You take a piece of large, pill-shaped soft flatbread and butter it. On it you put chopped onion, cubed cooked potato (a particular kind, but the Swedes are really into their potatoes and I have no idea what they all are, so just any old white potato will do—believe me, it’s not the potato that matters), and as much surströmming as you think you can handle (for us, it was one filet each, which turned out to be wildly optimistic). With the sandwich, you drink snaps, which is Swedish schnapps (traditionally flavored with caraway—we had a sampler of small bottles flavored with everything from caraway and dill to St John’s Wort and something translated as “bog myrtle”) and milk. Everyone agreed, kind of without me, that the idea of drinking milk and snaps sounded disgusting, so we didn’t have any milk. You don’t mix them together, though; they’re drunk in succession. I kept saying, to no avail, “but rotted fish doesn’t sound disgusting?”

The fun part of the day was that we rented kayaks and paddled around in the protected bays near Härnösand, and so we were able to create our garbage sandwiches out in the open air far from where we were sleeping. And we had brought plenty of cheese, brats, mustard, potato salad, biscuits, chocolate, and gorp, so when, as I had predicted all along, the sandwiches weren’t found to be surprisingly tasty, or even edible at all, we had plenty of other things to eat to help us forget our folly.

We did have varying degrees of success with the surströmming sandwiches themselves.

Ian ate his entire sandwich, and even took a moment to cast a barb my way, suggesting that I wouldn’t actually chew bites of this sandwich 54 times. He was right; I spit my first bite out after maybe 4 chews, recognizing that I was moments away from gut-clenching puking. Deane ate his entire sandwich, although it can’t be said that he enjoyed the experience. He was going to bring a can home for a friend (they’re flying SAS; British Airways and Air France among others, don’t allow it onboard) but he’s afraid the friend would expect him to eat some, too, and he can’t face that again. Erika spit out her first bite, then took another with a homeopathic amount of fish and managed to swallow that. A swallowed her first bite, but pulled the rest of the fish out of the sandwich to finish it (the sandwich, that is). She commented that it was a pleasure to discover that the thing she’d been avoiding for so many years actually was a good thing to avoid.
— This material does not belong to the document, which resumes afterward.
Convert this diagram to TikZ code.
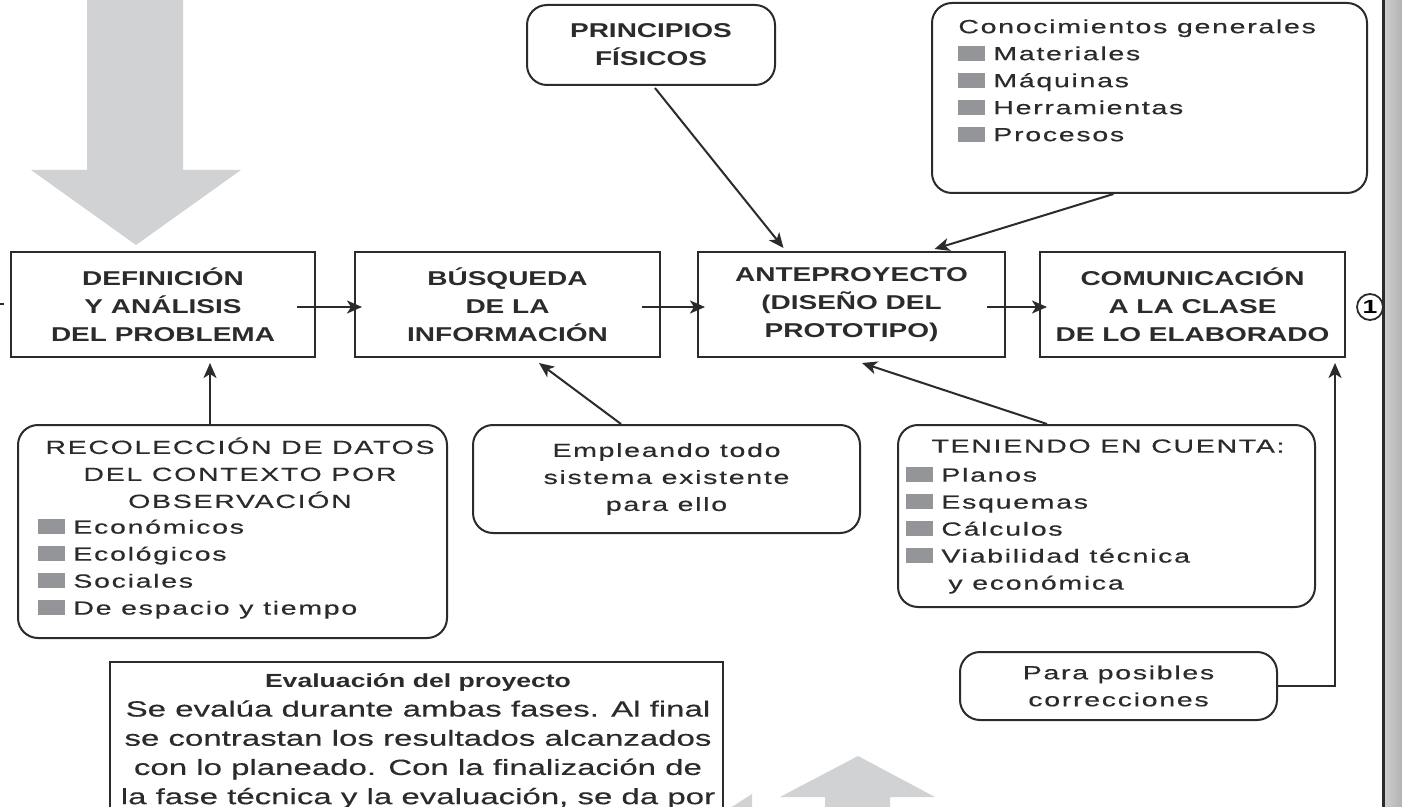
\documentclass[tikz,border=0pt]{standalone}
\usepackage{fontspec}
\setmainfont{Liberation Sans}
\newfontfamily\hfont[FakeStretch=1.4]{Liberation Sans}
\newfontfamily\rfont[FakeStretch=1.5,LetterSpace=9,FakeBold=0.4]{Liberation Sans}
\newfontfamily\efont[FakeStretch=1.5,FakeBold=0.3]{Liberation Sans}
\usetikzlibrary{arrows.meta,calc}
\definecolor{arrowgray}{HTML}{D1D2D4}
\definecolor{bulgray}{HTML}{939598}
\definecolor{ink}{HTML}{2B2B2B}
\newcommand{\bul}{\textcolor{bulgray}{\rule[-0.4pt]{13.5pt}{7.5pt}}\hspace{4pt}}
\begin{document}
\begin{tikzpicture}[x=0.5pt,y=-0.5pt,
  headbox/.style={draw=ink,line width=1pt,inner sep=0pt,font=\hfont\bfseries\fontsize{10}{14}\selectfont,text=ink,align=center,minimum height=52.5pt},
  softbox/.style={draw=ink,line width=1pt,rounded corners=10pt,inner sep=0pt},
  rtext/.style={font=\rfont\fontsize{9.5}{13.5}\selectfont,text=ink,inner sep=0pt},
  htext/.style={font=\hfont\bfseries\fontsize{10}{14}\selectfont,text=ink,inner sep=0pt},
  arr/.style={draw=ink,line width=1pt,-{Stealth[length=7.5pt,width=6.5pt,inset=2pt]}},
  plain/.style={draw=ink,line width=1pt}]
\clip (0,0) rectangle (1402,807);
\fill[white] (0,0) rectangle (1402,807);
% big gray arrows
\fill[arrowgray] (87,0) -- (183,0) -- (183,170) -- (241,170) -- (136,245) -- (31,170) -- (87,170) -- cycle;
\fill[arrowgray] (858,756) -- (935,797) -- (890,797) -- (890,810) -- (825,810) -- (825,797) -- (780,797) -- cycle;
\fill[arrowgray] (727,810) -- (752,794) -- (752,810) -- cycle;
% right margin bar
\fill[left color=gray!40,right color=gray!60] (1385,0) rectangle (1402,807);
\coordinate (rl1) at (1383,0);
\coordinate (rl2) at (1383,807);
\draw[ink,line width=1.5pt] (rl1) -- (rl2);
\node[circle,draw=ink,fill=white,line width=0.9pt,minimum size=13pt,inner sep=0pt,font=\hfont\bfseries\fontsize{9.5}{9.5}\selectfont] (one) at (1370,307) {1};
% left tick
\coordinate (lt1) at (0,304);
\coordinate (lt2) at (4,304);
\draw[plain] (lt1) -- (lt2);
% main boxes
\node[headbox,minimum width=152pt] (def) at (163,304.5) {DEFINICIÓN\\Y ANÁLISIS\\DEL PROBLEMA};
\node[headbox,minimum width=152.5pt] (busq) at (507.5,304.5) {BÚSQUEDA\\DE LA\\INFORMACIÓN};
\node[headbox,minimum width=153.5pt] (ante) at (851.5,304.5) {ANTEPROYECTO\\(DISEÑO DEL\\PROTOTIPO)};
\node[headbox,minimum width=152.5pt] (com) at (1192.5,304.5) {COMUNICACIÓN\\A LA CLASE\\DE LO ELABORADO};
% top boxes
\node[softbox,minimum width=124pt,minimum height=40pt,htext,align=center] (prin) at (651,45) {PRINCIPIOS\\FÍSICOS};
\node[softbox,minimum width=217.5pt,minimum height=95pt] (cono) at (1149.5,98) {};
\node[rtext,align=left,anchor=north west] (conot) at (958,19) {Conocimientos generales\\\bul Materiales\\\bul Máquinas\\\bul Herramientas\\\bul Procesos};
% lower boxes
\node[softbox,minimum width=214.5pt,minimum height=106.5pt] (reco) at (232.5,531.5) {};
\node[rtext,align=center,anchor=north] (recoh) at (240,437) {RECOLECCIÓN DE DATOS\\DEL CONTEXTO POR\\OBSERVACIÓN};
\node[rtext,align=left,anchor=north west] (recol) at (38,519) {\bul Económicos\\\bul Ecológicos\\\bul Sociales\\\bul De espacio y tiempo};
\node[softbox,minimum width=193.5pt,minimum height=54pt,rtext,align=center] (emp) at (666.5,479) {Empleando todo\\sistema existente\\para ello};
\node[softbox,minimum width=208.5pt,minimum height=91pt] (ten) at (1106.5,516) {};
\node[rtext,anchor=north] (tent) at (1108,439) {TENIENDO EN CUENTA:};
\node[rtext,align=left,anchor=north west] (tenl) at (906,467) {\bul Planos\\\bul Esquemas\\\bul Cálculos\\\bul Viabilidad técnica\\\hspace{21pt}y económica};
\node[softbox,minimum width=158.5pt,minimum height=34pt,rtext,align=center] (para) at (1118.5,686) {Para posibles\\correcciones};
% evaluation box
\node[draw=ink,line width=1pt,minimum width=306.5pt,minimum height=100pt,inner sep=0pt] (eval) at (416.5,762) {};
\node[font=\efont\fontsize{11}{14.6}\selectfont,text=ink,align=center,anchor=north,inner sep=0pt] (evalt) at (418,673)
  {{\hfont\bfseries\fontsize{9.5}{14.6}\selectfont Evaluación del proyecto}\\Se evalúa durante ambas fases. Al final\\se contrastan los resultados alcanzados\\con lo planeado. Con la finalización de\\la fase técnica y la evaluación, se da por};
% connectors
\draw[arr] ($(def.east)+(-19,2.5)$) -- ($(busq.west)+(8,2.5)$);
\draw[arr] ($(busq.east)+(-19,2.5)$) -- ($(ante.west)+(8,2.5)$);
\draw[arr] ($(ante.east)+(-19,2.5)$) -- ($(com.west)+(8,2.5)$);
\draw[arr] ($(prin.south)+(4,2)$) -- ($(ante.north)+(-68,-3)$);
\draw[arr] ($(cono.south)+(-36,0)$) -- ($(ante.north)+(83,-2)$);
\draw[arr] ($(reco.north)+(-22.5,0)$) -- ($(def.south)+(47,5)$);
\draw[arr] ($(emp.north)+(-45.5,0)$) -- ($(busq.south)+(31.5,5)$);
\draw[arr] ($(ten.north)+(-59.5,0)$) -- ($(ante.south)+(10.5,5)$);
\draw[arr] (para.east) -| ($(com.south)+(142.5,5)$);
\end{tikzpicture}
\end{document}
G spit out his first bite, too, and marveled at the human anatomy and the gag-reflex which was so clearly designed to keep him from eating things that would poison him, but then decided that, since he knew with his brain that the fish was edible, he’d force himself to eat some anyway. I told him his gag reflex wasn’t likely to work so well for him in the future, since he’d so clearly and immediately scorned its powers.

But what did surströmming taste like? Not fish, actually. It tasted slightly sweet, and a lot like the way raw sewage smells, and even more like the smell of the absolute worst slimy, greasy stinky thing your dog has ever rolled in.
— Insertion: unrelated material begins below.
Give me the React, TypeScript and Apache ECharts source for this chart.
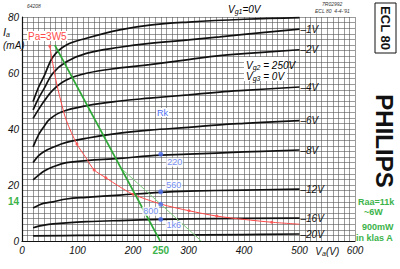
import React, { useEffect, useRef } from 'react';
import * as echarts from 'echarts';

// Anode characteristics Ia (mA) vs Va (V) for several Vg1 values
const curveNames = ['0V', '–1V', '–2V', '–4V', '–6V', '–8V', '–12V', '–16V', '–20V'];
const vg0 = [[20,49.8],[30,55],[40,59],[56,65.8],[80,70],[116,72.4],[176,75.4],[230,77.1],[300,78.2],[400,79.2],[500,79.8]];
const vg1 = [[20,46.8],[30,51],[40,54.5],[56,60],[80,64],[116,67],[176,69.2],[230,70.6],[300,71.8],[356,72.9],[400,73.8],[500,75.7]];
const vg2 = [[20,43.8],[30,47],[40,50],[56,54],[80,57.5],[116,59.9],[176,61.8],[230,63],[300,64.8],[356,66.2],[400,66.9],[500,68.3]];
const vg4 = [[20,33.6],[30,38],[40,41],[50,43.5],[70,46],[116,48.3],[176,50],[230,51],[300,52.2],[356,53.2],[400,53.8],[500,55]];
const vg6 = [[20,28],[30,30.5],[40,32],[56,33.5],[80,35.2],[116,36.7],[176,38.5],[230,39.6],[300,40.6],[356,41.5],[400,42],[500,43]];
const vg8 = [[20,21.8],[30,23.5],[40,25],[56,26.5],[80,28],[116,28.7],[176,29.5],[230,30.4],[300,31],[400,31.8],[500,32.5]];
const vg12 = [[20,11.8],[30,12.8],[40,13.5],[56,14],[80,15],[116,15.6],[176,16.4],[250,17.4],[300,17.8],[400,18.2],[500,18.5]];
const vg16 = [[20,4.75],[30,5.3],[40,5.7],[56,6.1],[80,6.5],[116,6.9],[176,7.3],[250,7.7],[350,8],[500,8.2]];
const vg20 = [[20,1.8],[100,2],[250,2.1],[400,2.3],[500,2.5]];
const curves = [vg0, vg1, vg2, vg4, vg6, vg8, vg12, vg16, vg20];

// Max dissipation curve Pa = 3.5 W
const paCurve = [[50,69.6],[60,58.5],[70,50],[80,43],[99,34.6],[115,29.8],[130,25.4],[151,22.6],[175,19.5],[200,16.7],[250,13.2],[301,10.8],[351,8.9],[400,7.7],[450,6.7],[500,6]];
const paDots = [[50,69.6],[99,34.6],[130,25.4],[151,22.6],[200,16.7],[301,10.8],[351,8.9],[450,6.7]];

// Load lines
const loadThick = [[59,70],[249,0]];
const loadThin = [[179,25.9],[323,0]];

// Cathode resistor points at Va = 250 V
const rkPoints = [[250,31],[250,17.6],[250,13.1],[250,7.75]];
const rkLabels = ['220', '560', '800', '1k6'];
const rkOffsets = [[14, 8], [13, -7], [-10, 7], [13, 6]];

const xLabelsMain = [0, 100, 200, 300, 400, 500, 600];
const yLabelsMain = [0, 20, 40, 60, 80];

const FONT = 'Liberation Sans';
const GREEN = '#2ea836';
const GREEN_TXT = '#3cb34a';
const RED = '#ff4a4a';
const BLUE = '#4f70f2';

export default function App() {
  const ref = useRef<HTMLDivElement>(null);
  useEffect(() => {
    const chart = echarts.init(ref.current!, null, { renderer: 'svg' });
    const curveSeries = curves.map((d, i) => ({
      type: 'line',
      data: d,
      smooth: 0.4,
      symbol: 'none',
      silent: true,
      z: 3,
      lineStyle: { color: '#111', width: 1.7 },
      endLabel: i === 0 ? { show: false } : {
        show: true,
        formatter: curveNames[i],
        color: '#111',
        fontSize: 10,
        fontStyle: 'italic',
        fontFamily: FONT,
        distance: 1,
      },
    }));
    const sub = { fontSize: 7, fontStyle: 'italic', fontFamily: FONT, color: '#111', padding: [5, 0, 0, 0] };
    const ital = { fontSize: 10, fontStyle: 'italic', fontFamily: FONT, color: '#111' };
    chart.setOption({
      animation: false,
      backgroundColor: '#fff',
      grid: { left: 22, right: 45, top: 17, bottom: 28 },
      xAxis: {
        type: 'value', min: 0, max: 600, interval: 10,
        axisLine: { lineStyle: { color: '#111', width: 1.2 } },
        axisTick: { show: false },
        splitLine: { lineStyle: { color: '#555', width: 0.6 } },
        axisLabel: {
          margin: 4,
          fontSize: 10, fontStyle: 'italic', fontFamily: FONT, color: '#111',
          formatter: (v: number) => v === 250 ? '{g|250}' : v === 550 ? '{i|V}{s|a}{i|(V)}' : (xLabelsMain.includes(v) ? String(v) : ''),
          rich: {
            g: { color: GREEN_TXT, fontWeight: 'bold', fontStyle: 'normal', fontSize: 10, fontFamily: FONT },
            i: ital, s: sub,
          },
        },
      },
      yAxis: {
        type: 'value', min: 0, max: 80, interval: 2,
        axisLine: { show: true, lineStyle: { color: '#111', width: 1.2 } },
        axisTick: { show: false },
        splitLine: { lineStyle: { color: '#555', width: 0.6 } },
        axisLabel: {
          margin: 3,
          fontSize: 10, fontStyle: 'italic', fontFamily: FONT, color: '#111',
          formatter: (v: number) => v === 14 ? '{g|14}' : (yLabelsMain.includes(v) ? String(v) : ''),
          rich: { g: { color: GREEN_TXT, fontWeight: 'bold', fontStyle: 'normal', fontSize: 10, fontFamily: FONT } },
        },
      },
      series: [
        ...curveSeries,
        { type: 'line', data: paCurve, smooth: 0.3, symbol: 'none', silent: true, z: 4, lineStyle: { color: RED, width: 1 } },
        { type: 'scatter', data: paDots, symbol: 'circle', symbolSize: 3, silent: true, z: 4, itemStyle: { color: RED } },
        { type: 'line', data: loadThin, symbol: 'none', silent: true, z: 5, lineStyle: { color: '#7fcf7f', width: 1 } },
        { type: 'line', data: loadThick, symbol: 'none', silent: true, z: 5, lineStyle: { color: GREEN, width: 1.6 } },
        {
          type: 'scatter', symbol: 'circle', symbolSize: 5, silent: true, z: 6,
          itemStyle: { color: BLUE },
          data: rkPoints.map((p, i) => ({
            value: p,
            label: {
              show: true, formatter: rkLabels[i], position: 'inside',
              offset: rkOffsets[i], color: BLUE, fontSize: 9, fontFamily: FONT,
              backgroundColor: '#fff', padding: [0, 1],
            },
          })),
        },
      ],
      graphic: [
        { type: 'text', left: 3, top: 26, style: { text: '{i|I}{s|a}', rich: { i: { ...ital, fontSize: 11 }, s: sub }, fill: '#111' } },
        { type: 'text', left: 3, top: 40, style: { text: '(mA)', font: `italic 10px "${FONT}"`, fill: '#111' } },
        { type: 'text', left: 27, top: 3, style: { text: '64208', font: `italic 5px "${FONT}"`, fill: '#333' } },
        { type: 'text', left: 322, top: 1, style: { text: '7R02992', font: `italic 5px "${FONT}"`, fill: '#333' } },
        { type: 'text', left: 315, top: 8, style: { text: "ECL 80  4-4-'91", font: `italic 5px "${FONT}"`, fill: '#333' } },
        { type: 'text', left: 228, top: 3, z: 10, style: { text: '{i|V}{s|g1}{i|=0V}', rich: { i: ital, s: sub }, backgroundColor: '#fff' } },
        { type: 'rect', shape: { x: 244, y: 57, width: 43, height: 24 }, style: { fill: '#fff' }, z: 10 },
        { type: 'text', x: 246, y: 59, z: 11, style: { text: '{i|V}{s|g2}{i| = 250V}', rich: { i: ital, s: sub } } },
        { type: 'text', x: 246, y: 70, z: 11, style: { text: '{i|V}{s|g3}{i| = 0V}', rich: { i: ital, s: sub } } },
        { type: 'text', x: 27, y: 31, z: 11, style: { text: 'Pa=3W5', font: `10px "${FONT}"`, fill: RED, backgroundColor: '#fff', padding: [0, 1] } },
        { type: 'text', x: 156, y: 108, z: 11, style: { text: 'Rk', font: `9px "${FONT}"`, fill: BLUE, backgroundColor: '#fff', padding: [0, 1] } },
        { type: 'rect', shape: { x: 375, y: 3, width: 21, height: 50 }, style: { fill: '#fff', stroke: '#111', lineWidth: 1 } },
        { type: 'text', x: 385.5, y: 28, rotation: -Math.PI / 2, style: { text: 'ECL 80', font: `bold 13px "${FONT}"`, fill: '#111', align: 'center', verticalAlign: 'middle' } },
        { type: 'text', x: 384, y: 141, rotation: -Math.PI / 2, style: { text: 'PHILIPS', font: `900 24px "${FONT}"`, fill: '#111', align: 'center', verticalAlign: 'middle' } },
        { type: 'text', x: 358, y: 197, style: { text: 'Raa=11k', font: `bold 9px "${FONT}"`, fill: GREEN_TXT } },
        { type: 'text', x: 364, y: 207, style: { text: '~6W', font: `bold 9px "${FONT}"`, fill: GREEN_TXT } },
        { type: 'text', x: 362, y: 222, style: { text: '900mW', font: `bold 9px "${FONT}"`, fill: GREEN_TXT } },
        { type: 'text', x: 356, y: 233, style: { text: 'in klas A', font: `bold 9px "${FONT}"`, fill: GREEN_TXT } },
      ],
    });
    return () => chart.dispose();
  }, []);
  return <div ref={ref} style={{ position: 'absolute', left: 0, top: 0, width: 400, height: 269 }} />;
}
It did not taste like food.

But the kayaking was beautiful, and the company excellent, and the Italian dinner tasty (although the kitchen closed at 9:00pm on a Saturday night, which was so un-Italian as to be comical, almost, except I didn’t get dessert). And now we’re on a ferry heading across the Gulf of Bothnia to Finland.

1 comment:

Anonymous said...

Calin forgot to mention the most foul among the medley of snaps, Piraten Besk, "A bitter with the flavour of blooming wormwood from Österlen." http://www.saturnus.se/eng/produkter/snaps.html

It did, however, work well for sterilizing the knife that had cut the surströmming.

Who knows what anniversary #7 has in store? (Not surströmming, says Calin, or there won't be a #7.)